No one here is ever in a hurry. After a fall and a few precarious turns by Isabella, we are ten minutes late to the park. However, as cyclists of all ages continue to stream in, it becomes clear to me, once again, that this is not America. There is no liability form to sign, no registration fee, no separate event for kids and adults. And there is certainly no reason we should begin on time!

After another twenty-five minutes of waiting, we begin, five hundred or more, to stream out of the park. We fill the street with trailers, tagalongs, training wheels, baby bike seats, and a speed slow enough to walk. North to the first roundabout, over to the main Alameda, where we move along the palm trees toward the harbor, our safety enforced by neon-green uniformed policemen who stand at each corner. “It’s like being in a parade, just like the one last night!” Isabella announces, reminiscing the 11:00 p.m. march across town of people dressed in B.C.E. Roman and Carthagenian robes, kilts, skins, helmets, and furs. (Yes, I said 11 PM, where every age from little Roman toga-bearing babies and seventy-year-old crowned queens lit up the streets with their drums and song).

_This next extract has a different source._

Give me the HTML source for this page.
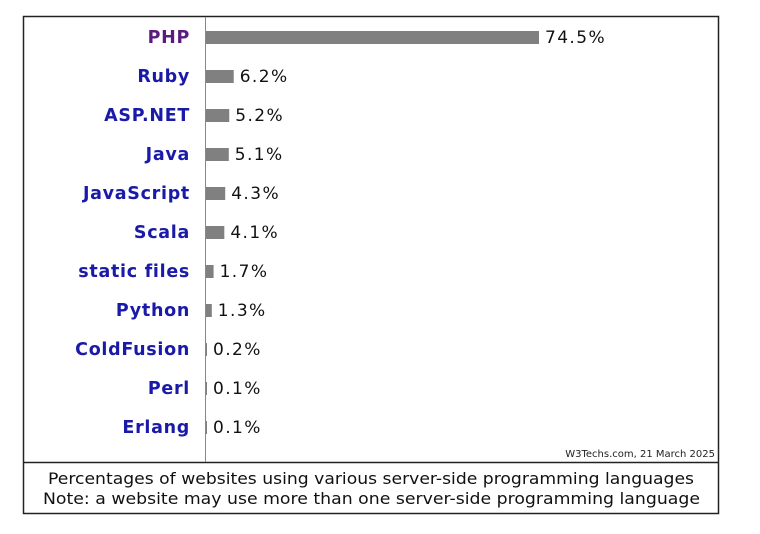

I am a cyclist. I have ridden three thousand miles in eight months, regularly ride my bike twenty-five miles to and from work each day, and have participated in a cycling event that took me over two mountain passes in the depths of the San Juans. But I certainly have never seen anything like this.

Like a slow-motion mob, we “ride” across town, weaving in and out of kids ranging in age from two to seventy (kind of like the parade!). There is no finish line, no lineup of booths promoting muscle milk or the latest carbon bike, no giant banners bragging about sponsorship. There are freestyle cyclists showing off, juegos tadicionales like hopskotch and jump rope, and all the families in Cartagena, gathered here at the city center to cycle their way to a sacred Saturday of family time.

I watch my daughter, who has mastered control of her handlebars, who leads me along what she calls “the Italian street” into and out of narrow “alleys”, who rides in circles with the other kids on the concrete at the center of a park, who asks to ride the long way home. We weave in and out of pedestrians, meander along the bike path past all the now-dispersed cyclists, and make our way back.

She has completed her first cycling event. I have completed my first cycling event in Spain. In our latest Spain adventure, where nothing is the same and everything is the same, we arrive home, unscathed, barely sweating, eight miles behind us, and all the miles ahead of us paved in love, in beauty, in the connectedness of belonging to a culture that cherishes their children far more than riding a bike over two mountain passes.